_REQUIRED TASK_
Within the listing below, locate all lines containing the word "chart". Copy each one.

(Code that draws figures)
==============================

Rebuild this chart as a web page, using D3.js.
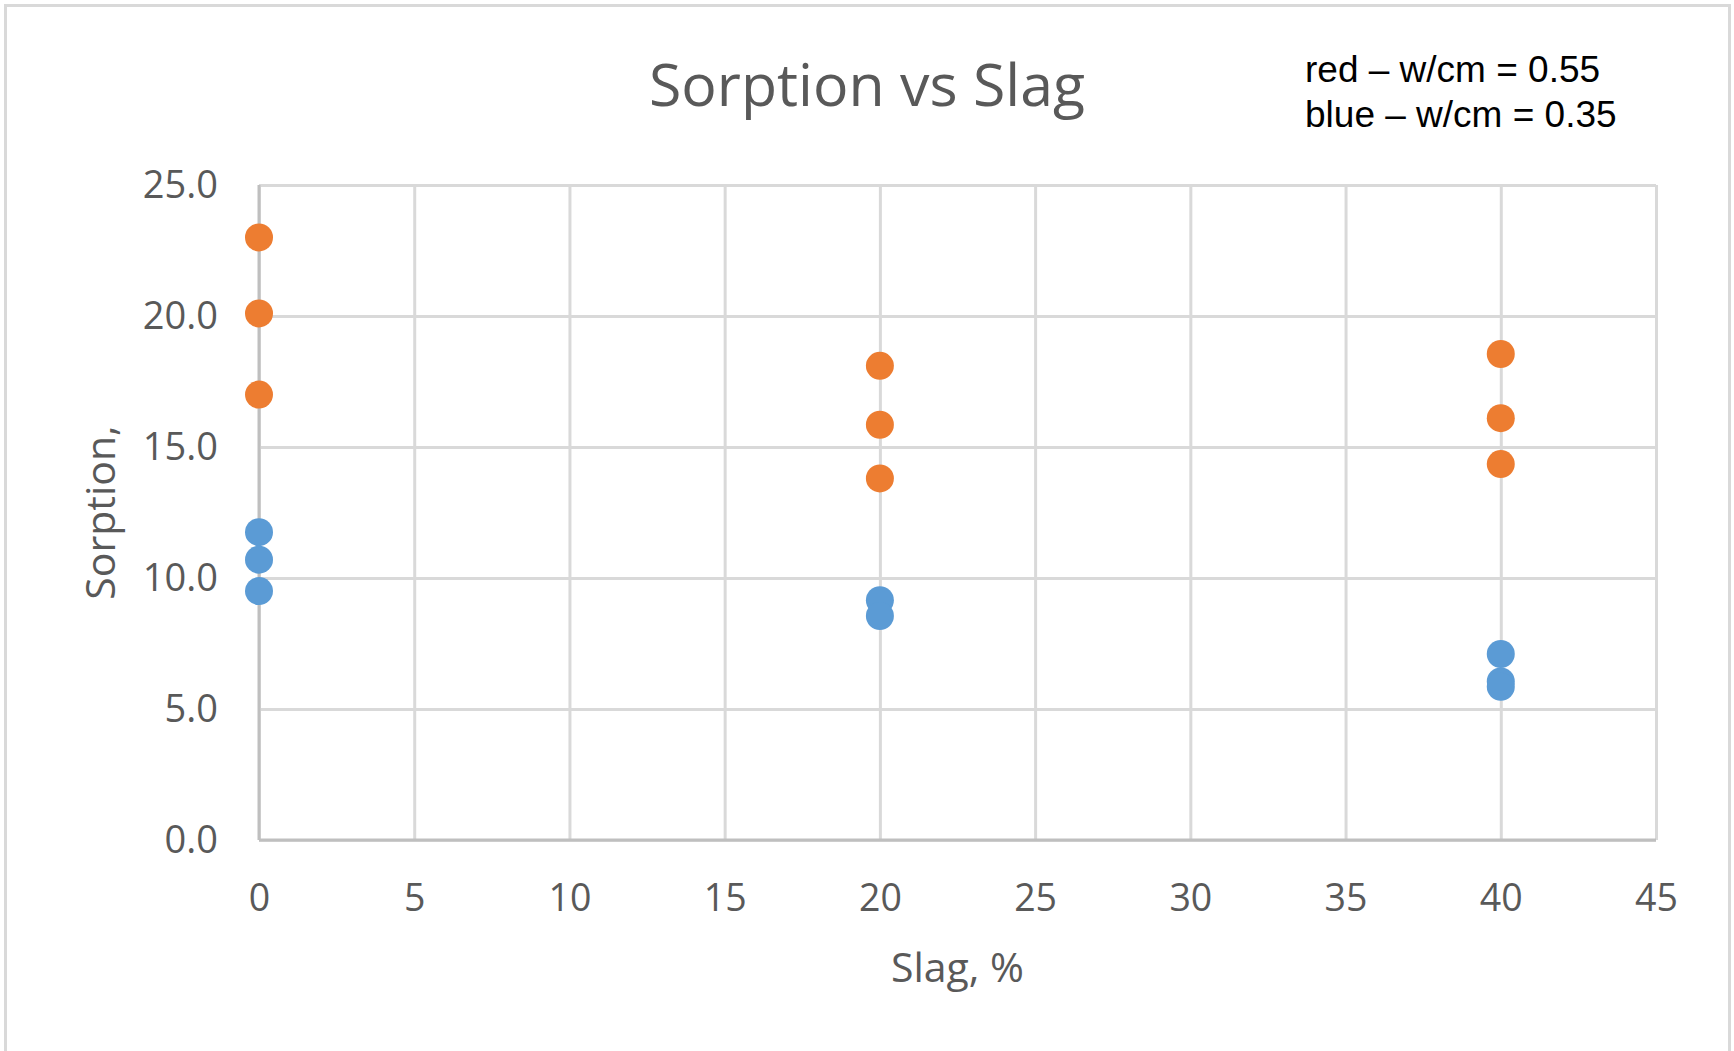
<!DOCTYPE html>
<html>
<head>
<meta charset="utf-8">
<script src="https://cdn.jsdelivr.net/npm/d3@7.9.0/dist/d3.min.js"></script>
<style>
  body { margin: 0; background: #fff; }
  svg { display: block; }
</style>
</head>
<body>
<svg id="chart"></svg>
<script>
// values
const xTicks = [0, 5, 10, 15, 20, 25, 30, 35, 40, 45];
const yTicks = [0, 5, 10, 15, 20, 25];

// w/cm = 0.55 (orange)
const slagHigh = [0, 0, 0, 20, 20, 20, 40, 40, 40];
const sorptionHigh = [23.0, 20.1, 17.0, 18.1, 15.85, 13.8, 18.55, 16.1, 14.35];

// w/cm = 0.35 (blue)
const slagLow = [0, 0, 0, 20, 20, 40, 40, 40];
const sorptionLow = [11.75, 10.7, 9.5, 9.15, 8.55, 7.1, 6.05, 5.85];

const notes = ['red \u2013 w/cm = 0.55', 'blue \u2013 w/cm = 0.35'];

const width = 1734;
const height = 1051;
const margin = { top: 185, right: 78, bottom: 211, left: 259 };
const font = '"Open Sans", "Noto Sans", sans-serif';
const textColor = '#595959';

const svg = d3.select('#chart').attr('width', width).attr('height', height);

// outer chart frame
svg
  .append('rect')
  .attr('x', 5.5)
  .attr('y', 5.5)
  .attr('width', 1724)
  .attr('height', 1100)
  .attr('fill', 'white')
  .attr('stroke', '#d9d9d9')
  .attr('stroke-width', 3);

const xScale = d3
  .scaleLinear()
  .domain([0, 45])
  .range([margin.left, width - margin.right]);

const yScale = d3
  .scaleLinear()
  .domain([0, 25])
  .range([height - margin.bottom, margin.top]);

// gridlines
svg
  .append('g')
  .attr('transform', `translate(0, ${height - margin.bottom})`)
  .call(
    d3.axisBottom(xScale)
      .tickValues(xTicks)
      .tickSize(-(height - margin.bottom - margin.top))
      .tickFormat('')
  )
  .call((g) => g.select('.domain').remove())
  .call((g) => g.selectAll('line').attr('stroke', '#d9d9d9').attr('stroke-width', 3));

svg
  .append('g')
  .attr('transform', `translate(${margin.left}, 0)`)
  .call(
    d3.axisLeft(yScale)
      .tickValues(yTicks)
      .tickSize(-(width - margin.right - margin.left))
      .tickFormat('')
  )
  .call((g) => g.select('.domain').remove())
  .call((g) => g.selectAll('line').attr('stroke', '#d9d9d9').attr('stroke-width', 3));

// axis lines
svg
  .append('line')
  .attr('x1', xScale(0))
  .attr('x2', xScale(0))
  .attr('y1', yScale(25))
  .attr('y2', yScale(0))
  .attr('stroke', '#bfbfbf')
  .attr('stroke-width', 3);

svg
  .append('line')
  .attr('x1', xScale(0))
  .attr('x2', xScale(45))
  .attr('y1', yScale(0))
  .attr('y2', yScale(0))
  .attr('stroke', '#bfbfbf')
  .attr('stroke-width', 3);

// tick labels
const xAxis = svg
  .append('g')
  .attr('transform', `translate(0, ${height - margin.bottom})`)
  .call(d3.axisBottom(xScale).tickValues(xTicks).tickSize(0).tickPadding(44));
xAxis.select('.domain').remove();
xAxis
  .selectAll('text')
  .attr('font-family', font)
  .attr('font-size', 37.5)
  .attr('fill', textColor);

const yAxis = svg
  .append('g')
  .attr('transform', `translate(${margin.left}, 0)`)
  .call(
    d3.axisLeft(yScale)
      .tickValues(yTicks)
      .tickSize(0)
      .tickPadding(41)
      .tickFormat(d3.format('.1f'))
  );
yAxis.select('.domain').remove();
yAxis
  .selectAll('text')
  .attr('font-family', font)
  .attr('font-size', 38)
  .attr('fill', textColor);

// points
svg
  .append('g')
  .selectAll('circle')
  .data(sorptionHigh)
  .join('circle')
  .attr('cx', (d, i) => xScale(slagHigh[i]))
  .attr('cy', (d) => yScale(d))
  .attr('r', 14)
  .attr('fill', '#ed7d31');

svg
  .append('g')
  .selectAll('circle')
  .data(sorptionLow)
  .join('circle')
  .attr('cx', (d, i) => xScale(slagLow[i]))
  .attr('cy', (d) => yScale(d))
  .attr('r', 14)
  .attr('fill', '#5b9bd5');

// titles
svg
  .append('text')
  .attr('x', 867)
  .attr('y', 106)
  .attr('text-anchor', 'middle')
  .attr('font-family', font)
  .attr('font-size', 59)
  .attr('fill', textColor)
  .text('Sorption vs Slag');

svg
  .append('text')
  .attr('x', (xScale(0) + xScale(45)) / 2)
  .attr('y', 982)
  .attr('text-anchor', 'middle')
  .attr('font-family', font)
  .attr('font-size', 41)
  .attr('fill', textColor)
  .text('Slag, %');

svg
  .append('text')
  .attr('transform', `translate(115, ${(yScale(0) + yScale(25)) / 2}) rotate(-90)`)
  .attr('text-anchor', 'middle')
  .attr('font-family', font)
  .attr('font-size', 41)
  .attr('fill', textColor)
  .text('Sorption,');

// note in the corner
svg
  .append('g')
  .selectAll('text')
  .data(notes)
  .join('text')
  .attr('x', 1305)
  .attr('y', (d, i) => 82 + i * 45)
  .attr('font-family', 'Arial, "Liberation Sans", sans-serif')
  .attr('font-size', 37)
  .attr('fill', '#000')
  .text((d) => d);
</script>
</body>
</html>
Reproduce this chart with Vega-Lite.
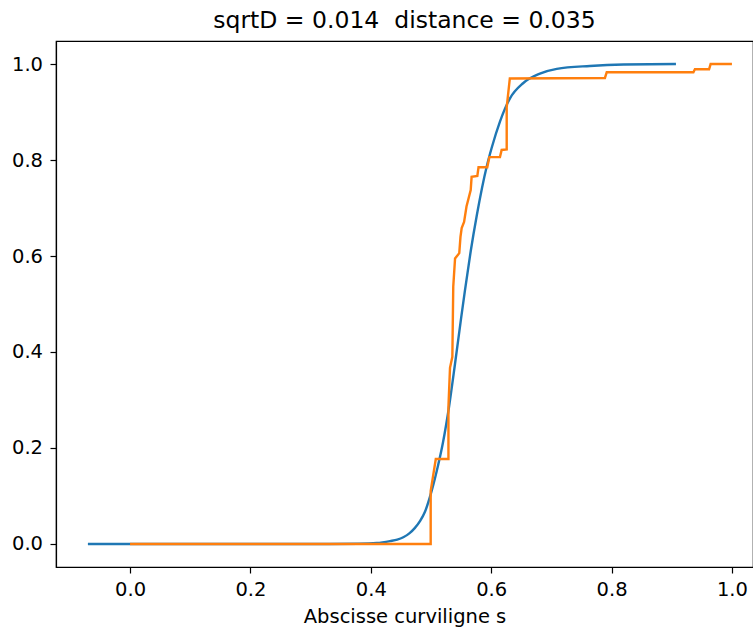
{
  "$schema": "https://vega.github.io/schema/vega-lite/v6.json",
  "width": 697,
  "height": 526,
  "autosize": {"type": "none"},
  "padding": {"left": 56, "top": 41, "right": 0, "bottom": 61},
  "background": "white",
  "config": {
    "font": "DejaVu Sans",
    "view": {"stroke": "black", "strokeWidth": 1.2},
    "axis": {
      "grid": false,
      "domainColor": "black",
      "domainWidth": 1.2,
      "tickColor": "black",
      "tickWidth": 1.2,
      "tickSize": 6,
      "labelFont": "DejaVu Sans",
      "labelFontSize": 19.5,
      "labelColor": "black",
      "titleFont": "DejaVu Sans",
      "titleFontSize": 19.5,
      "titleFontWeight": "normal",
      "titleColor": "black"
    }
  },
  "title": {
    "text": "sqrtD = 0.014\u00a0 distance = 0.035",
    "font": "DejaVu Sans",
    "fontSize": 23.5,
    "fontWeight": "normal",
    "color": "black",
    "anchor": "middle",
    "offset": 9
  },
  "datasets": {
    "model": [
      {"i": 0, "x": -0.07, "y": 0},
      {"i": 1, "x": 0.0, "y": 0},
      {"i": 2, "x": 0.2, "y": 0},
      {"i": 3, "x": 0.33, "y": 0.0},
      {"i": 4, "x": 0.38, "y": 0.0005},
      {"i": 5, "x": 0.41, "y": 0.002},
      {"i": 6, "x": 0.432, "y": 0.006},
      {"i": 7, "x": 0.444, "y": 0.009},
      {"i": 8, "x": 0.454, "y": 0.014},
      {"i": 9, "x": 0.464, "y": 0.022},
      {"i": 10, "x": 0.473, "y": 0.033},
      {"i": 11, "x": 0.482, "y": 0.048},
      {"i": 12, "x": 0.49, "y": 0.067},
      {"i": 13, "x": 0.501, "y": 0.11},
      {"i": 14, "x": 0.512, "y": 0.165},
      {"i": 15, "x": 0.52, "y": 0.212},
      {"i": 16, "x": 0.53, "y": 0.286},
      {"i": 17, "x": 0.54, "y": 0.376},
      {"i": 18, "x": 0.55, "y": 0.47},
      {"i": 19, "x": 0.5565, "y": 0.529},
      {"i": 20, "x": 0.566, "y": 0.61},
      {"i": 21, "x": 0.576, "y": 0.684},
      {"i": 22, "x": 0.5925, "y": 0.786},
      {"i": 23, "x": 0.601, "y": 0.826},
      {"i": 24, "x": 0.6146, "y": 0.88},
      {"i": 25, "x": 0.631, "y": 0.928},
      {"i": 26, "x": 0.653, "y": 0.96},
      {"i": 27, "x": 0.681, "y": 0.98},
      {"i": 28, "x": 0.709, "y": 0.99},
      {"i": 29, "x": 0.764, "y": 0.996},
      {"i": 30, "x": 0.82, "y": 0.999},
      {"i": 31, "x": 0.907, "y": 1.0}
    ],
    "data": [
      {"i": 0, "x": 0.0, "y": 0},
      {"i": 1, "x": 0.4995, "y": 0},
      {"i": 2, "x": 0.4995, "y": 0.11},
      {"i": 3, "x": 0.508, "y": 0.177},
      {"i": 4, "x": 0.529, "y": 0.177},
      {"i": 5, "x": 0.529, "y": 0.286},
      {"i": 6, "x": 0.5316, "y": 0.367},
      {"i": 7, "x": 0.5355, "y": 0.39},
      {"i": 8, "x": 0.537, "y": 0.536},
      {"i": 9, "x": 0.54, "y": 0.595},
      {"i": 10, "x": 0.547, "y": 0.606},
      {"i": 11, "x": 0.549, "y": 0.64},
      {"i": 12, "x": 0.551, "y": 0.658},
      {"i": 13, "x": 0.555, "y": 0.671},
      {"i": 14, "x": 0.559, "y": 0.703},
      {"i": 15, "x": 0.566, "y": 0.7375},
      {"i": 16, "x": 0.5675, "y": 0.765},
      {"i": 17, "x": 0.577, "y": 0.767},
      {"i": 18, "x": 0.579, "y": 0.785},
      {"i": 19, "x": 0.5935, "y": 0.785},
      {"i": 20, "x": 0.597, "y": 0.806},
      {"i": 21, "x": 0.6146, "y": 0.806},
      {"i": 22, "x": 0.6174, "y": 0.821},
      {"i": 23, "x": 0.6258, "y": 0.822},
      {"i": 24, "x": 0.6258, "y": 0.91},
      {"i": 25, "x": 0.631, "y": 0.97},
      {"i": 26, "x": 0.789, "y": 0.971},
      {"i": 27, "x": 0.792, "y": 0.983},
      {"i": 28, "x": 0.936, "y": 0.983},
      {"i": 29, "x": 0.9385, "y": 0.989},
      {"i": 30, "x": 0.962, "y": 0.989},
      {"i": 31, "x": 0.9646, "y": 1.0},
      {"i": 32, "x": 1.0, "y": 1.0}
    ]
  },
  "encoding": {
    "x": {
      "field": "x", "type": "quantitative",
      "scale": {"domain": [-0.123, 1.035], "nice": false, "zero": false},
      "axis": {"values": [0, 0.2, 0.4, 0.6, 0.8, 1.0], "format": ".1f", "title": "Abscisse curviligne s", "labelPadding": 7, "titlePadding": 8.5}
    },
    "y": {
      "field": "y", "type": "quantitative",
      "scale": {"domain": [-0.048, 1.048], "nice": false, "zero": false},
      "axis": {"values": [0, 0.2, 0.4, 0.6, 0.8, 1.0], "format": ".1f", "title": null, "labelPadding": 7.5}
    },
    "order": {"field": "i", "type": "quantitative"}
  },
  "layer": [
    {
      "data": {"name": "model"},
      "mark": {"type": "line", "strokeWidth": 2.4, "color": "#1f77b4", "interpolate": "monotone", "clip": true}
    },
    {
      "data": {"name": "data"},
      "mark": {"type": "line", "strokeWidth": 2.4, "color": "#ff7f0e", "clip": true}
    }
  ]
}
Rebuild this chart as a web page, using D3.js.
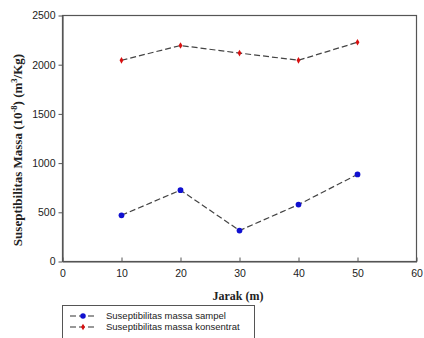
<!DOCTYPE html>
<html><head><meta charset="utf-8">
<script src="https://cdn.jsdelivr.net/npm/d3@7"></script>
<style>body{margin:0;background:#fff}svg{display:block}</style>
</head><body>
<svg id="c" width="424" height="338"></svg>
<script>
const jarak = [10, 20, 30, 40, 50];
const sampel = [470, 725, 315, 578, 885];
const konsentrat = [2045, 2195, 2118, 2045, 2228];
const xTicks = [0, 10, 20, 30, 40, 50, 60];
const yTicks = [0, 500, 1000, 1500, 2000, 2500];
const seriesNames = ["Suseptibilitas massa sampel", "Suseptibilitas massa konsentrat"];

const svg = d3.select("#c");
const L = 62.5, R = 416.5, T = 15.5, B = 261.5;
const x = d3.scaleLinear().domain([0, 60]).range([L, R]);
const y = d3.scaleLinear().domain([0, 2500]).range([B, T]);

svg.append("rect").attr("x", L).attr("y", T).attr("width", R - L).attr("height", B - T)
  .attr("fill", "none").attr("stroke", "#555").attr("stroke-width", 1.2);

const fmt = d3.format("d");
const xa = svg.append("g").attr("transform", `translate(0,${B})`)
  .call(d3.axisBottom(x).tickValues(xTicks).tickFormat(fmt).tickSizeInner(-4).tickSizeOuter(0).tickPadding(8));
const ya = svg.append("g").attr("transform", `translate(${L},0)`)
  .call(d3.axisLeft(y).tickValues(yTicks).tickFormat(fmt).tickSizeInner(4).tickSizeOuter(0).tickPadding(3));
[xa, ya].forEach(g => {
  g.select(".domain").attr("stroke", "#555").attr("stroke-width", 1.2);
  g.selectAll(".tick line").attr("stroke", "#555");
  g.selectAll("text").attr("font-family", "Arial, 'Liberation Sans', sans-serif").attr("font-size", 10.5).attr("fill", "#222");
});

svg.append("text").attr("x", 238).attr("y", 300).attr("text-anchor", "middle")
  .attr("font-family", "'Times New Roman', 'Liberation Serif', serif").attr("font-weight", "bold")
  .attr("font-size", 12).attr("fill", "#222").text("Jarak (m)");
const yt = svg.append("text").attr("transform", `translate(22,150) rotate(-90)`)
  .attr("text-anchor", "middle")
  .attr("font-family", "'Times New Roman', 'Liberation Serif', serif").attr("font-weight", "bold")
  .attr("font-size", 13).attr("fill", "#222");
yt.append("tspan").text("Suseptibilitas Massa (10");
yt.append("tspan").attr("dy", -5).attr("font-size", 8.5).text("-8");
yt.append("tspan").attr("dy", 5).text(") (m");
yt.append("tspan").attr("dy", -5).attr("font-size", 8.5).text("3");
yt.append("tspan").attr("dy", 5).text("/Kg)");

const line = d3.line().x((d, i) => x(jarak[i])).y(d => y(d));
const colors = ["#1010d0", "#d81010"];
[sampel, konsentrat].forEach((vals, si) => {
  svg.append("path").datum(vals).attr("d", line).attr("fill", "none")
    .attr("stroke", "#444").attr("stroke-width", 1.2).attr("stroke-dasharray", "6,3");
  const sym = si === 0 ? d3.symbolCircle : d3.symbolDiamond;
  const sz = si === 0 ? 26 : 13;
  svg.selectAll(null).data(vals).enter().append("path")
    .attr("d", d3.symbol().type(sym).size(sz))
    .attr("transform", (d, i) => `translate(${x(jarak[i])},${y(d)})`)
    .attr("fill", colors[si]);
});

const lg = svg.append("g");
lg.append("rect").attr("x", 62.5).attr("y", 305.5).attr("width", 192).attr("height", 40)
  .attr("fill", "#fff").attr("stroke", "#555").attr("stroke-width", 1);
seriesNames.forEach((n, i) => {
  const yy = 316 + i * 11;
  lg.append("line").attr("x1", 70).attr("x2", 96).attr("y1", yy).attr("y2", yy)
    .attr("stroke", "#333").attr("stroke-width", 1.1).attr("stroke-dasharray", "6,3");
  lg.append("path").attr("d", d3.symbol().type(i === 0 ? d3.symbolCircle : d3.symbolDiamond).size(i === 0 ? 24 : 13))
    .attr("transform", `translate(83,${yy})`).attr("fill", colors[i]);
  lg.append("text").attr("x", 106).attr("y", yy + 3.2)
    .attr("font-family", "Arial, 'Liberation Sans', sans-serif").attr("font-size", 9.5).attr("fill", "#222").text(n);
});
</script>
</body></html>
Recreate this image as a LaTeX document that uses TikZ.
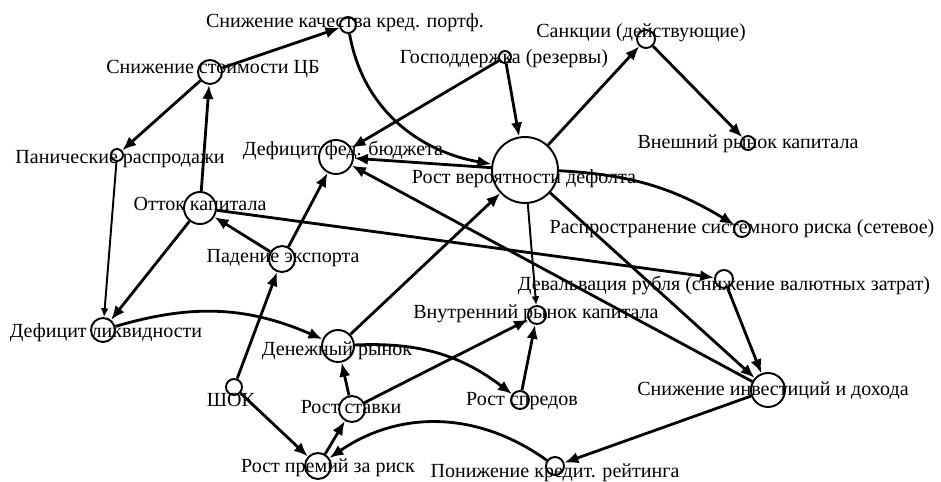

==============================

_PROBLEM SOLUTION_
Rebuild this chart as a web page, using D3.js.
<svg id="chart"></svg>
const svg = d3.select('#chart').attr('width', width).attr('height', height);
// outer chart frame
Reproduce this chart with Vega-Lite.
Rebuild this chart as a web page, using D3.js.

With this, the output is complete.